The American Psychological Foundation's Visionary Grants seek to seed innovation through supporting research, education and intervention projects and programs that use psychology to solve social problems in the following priority areas:
- Applying psychology to at-risk, vulnerable populations (e.g., serious mental illness, returning military, those who are incarcerated or economically disadvantaged).
- Preventing violence.
- Understanding the connection between behavior and health (e.g. wellness, diabetes, obesity).
- Understanding and eliminating stigma and prejudice (e.g., race, gender, sexual orientation, religion, age, disability and socioeconomic status).
Preference will be given to pilot projects that, if successful, would be strong candidates for support from major federal and foundation funding agencies, and “demonstration projects” that promise to generalize broadly to similar settings in other geographical areas and/or to other settings.
Funding Information
One-year grants are available in amounts of up to $20,000.
Eligibility Criteria
- Applicants must:
- Be a graduate student or early career researcher (no more than 10 years postdoctoral).

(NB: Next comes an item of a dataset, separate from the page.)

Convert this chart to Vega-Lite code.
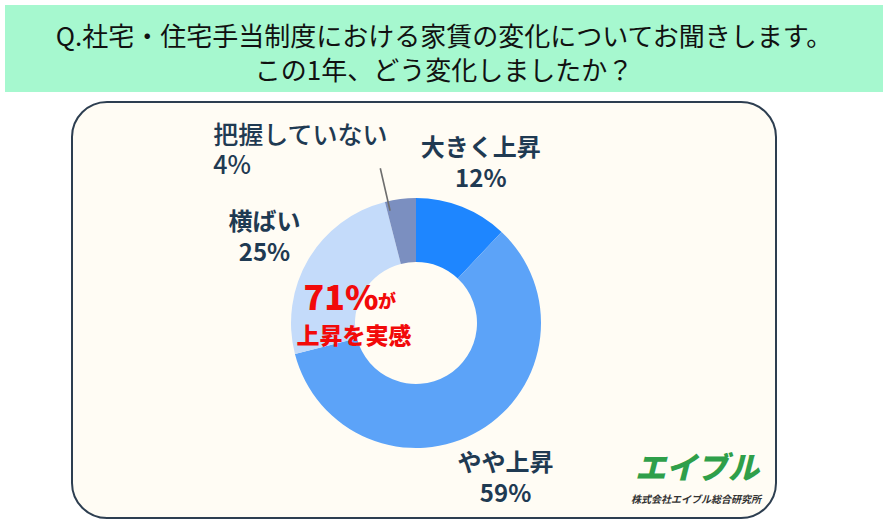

- Be affiliated with a nonprofit charitable, educational or scientific institution, or governmental entity operating exclusively for charitable and educational purposes.
- Have demonstrated competence and capacity to execute the proposed work.
- APF will not consider the following requests for grants to support:
- Political or lobbying purposes.
- Entertainment or fundraising expenses.
- Anyone the Internal Revenue Service would regard as a disqualified group or individual.
- Localized direct service.
- Conference/workshop expenses.
IRB approval must be received from host institution before funding can be awarded if human participants are involved.
Evaluation Criteria
Proposals will be evaluated on:
- Innovative and potential impact qualities (introduction of proven interventions in a similar setting, minor extensions of established theory or work that has little chance of replication or use beyond the proposed setting do not qualify as innovative or impactful).
- Quality, viability and promise of proposed work.
- Criticality of proposed funding for proposed work (mere contributions to larger funded efforts, or “add-ons” that could/should be carried out under that funding are discouraged).
- Clear and comprehensive methodology.